● **Task objective**
Each line of the listing that contains the word "matplotlib" is to be copied.

╭─ Supplied information

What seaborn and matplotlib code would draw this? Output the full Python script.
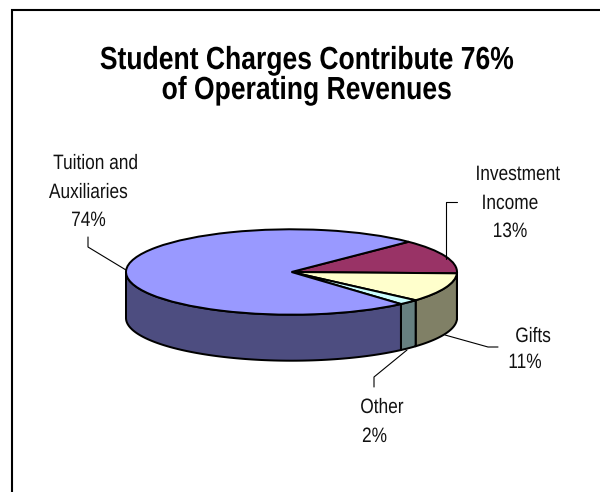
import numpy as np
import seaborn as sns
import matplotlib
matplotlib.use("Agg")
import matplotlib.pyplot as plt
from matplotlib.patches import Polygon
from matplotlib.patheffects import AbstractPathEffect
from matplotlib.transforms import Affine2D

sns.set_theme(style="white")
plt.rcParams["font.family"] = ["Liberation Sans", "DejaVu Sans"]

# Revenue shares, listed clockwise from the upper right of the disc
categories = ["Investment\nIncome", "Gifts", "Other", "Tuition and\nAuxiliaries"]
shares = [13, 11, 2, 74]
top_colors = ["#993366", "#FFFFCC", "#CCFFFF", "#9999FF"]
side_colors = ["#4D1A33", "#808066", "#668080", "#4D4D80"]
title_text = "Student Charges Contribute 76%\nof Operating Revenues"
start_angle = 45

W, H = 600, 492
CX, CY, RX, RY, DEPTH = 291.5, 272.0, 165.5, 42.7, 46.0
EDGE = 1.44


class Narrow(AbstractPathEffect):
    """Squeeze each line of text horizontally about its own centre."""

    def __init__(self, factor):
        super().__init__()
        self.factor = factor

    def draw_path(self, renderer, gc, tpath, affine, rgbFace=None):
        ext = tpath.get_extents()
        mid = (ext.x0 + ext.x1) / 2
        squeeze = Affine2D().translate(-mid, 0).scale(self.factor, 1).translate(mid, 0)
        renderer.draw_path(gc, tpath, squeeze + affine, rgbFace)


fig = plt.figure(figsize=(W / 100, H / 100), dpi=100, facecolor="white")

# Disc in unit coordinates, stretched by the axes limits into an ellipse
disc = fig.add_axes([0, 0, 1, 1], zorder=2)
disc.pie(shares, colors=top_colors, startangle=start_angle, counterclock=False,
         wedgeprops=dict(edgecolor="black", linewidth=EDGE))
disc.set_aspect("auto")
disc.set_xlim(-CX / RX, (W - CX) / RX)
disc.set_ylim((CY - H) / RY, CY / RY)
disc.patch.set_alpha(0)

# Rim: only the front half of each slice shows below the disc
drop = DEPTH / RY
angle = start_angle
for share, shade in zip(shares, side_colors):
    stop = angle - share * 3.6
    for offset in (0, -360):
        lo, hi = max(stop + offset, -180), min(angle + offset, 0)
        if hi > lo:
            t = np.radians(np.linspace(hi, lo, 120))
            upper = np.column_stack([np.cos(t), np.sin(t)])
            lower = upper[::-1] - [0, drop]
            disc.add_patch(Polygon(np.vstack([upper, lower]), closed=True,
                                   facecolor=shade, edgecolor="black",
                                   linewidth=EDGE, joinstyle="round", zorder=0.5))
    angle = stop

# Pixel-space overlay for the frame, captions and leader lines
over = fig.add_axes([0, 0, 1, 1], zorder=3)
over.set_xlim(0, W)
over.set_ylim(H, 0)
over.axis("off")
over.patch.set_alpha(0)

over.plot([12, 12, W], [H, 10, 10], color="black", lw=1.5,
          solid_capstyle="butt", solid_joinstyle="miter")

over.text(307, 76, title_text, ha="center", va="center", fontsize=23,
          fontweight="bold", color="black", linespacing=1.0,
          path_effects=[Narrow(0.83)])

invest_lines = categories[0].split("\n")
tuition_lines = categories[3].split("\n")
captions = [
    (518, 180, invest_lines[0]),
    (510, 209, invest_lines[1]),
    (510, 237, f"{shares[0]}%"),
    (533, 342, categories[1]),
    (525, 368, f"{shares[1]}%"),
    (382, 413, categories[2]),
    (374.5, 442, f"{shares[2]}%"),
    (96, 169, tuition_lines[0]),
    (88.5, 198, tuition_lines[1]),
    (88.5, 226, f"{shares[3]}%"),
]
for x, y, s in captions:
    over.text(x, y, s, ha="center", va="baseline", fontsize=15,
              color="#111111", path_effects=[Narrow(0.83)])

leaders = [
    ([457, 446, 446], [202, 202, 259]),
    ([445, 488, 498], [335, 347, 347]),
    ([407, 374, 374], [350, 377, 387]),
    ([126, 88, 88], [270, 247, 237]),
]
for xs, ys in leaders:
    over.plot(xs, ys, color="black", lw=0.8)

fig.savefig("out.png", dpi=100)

╰─

● **Final result**
What seaborn and matplotlib code would draw this? Output the full Python script.
import matplotlib
matplotlib.use("Agg")
import matplotlib.pyplot as plt
from matplotlib.patches import Polygon
from matplotlib.patheffects import AbstractPathEffect
from matplotlib.transforms import Affine2D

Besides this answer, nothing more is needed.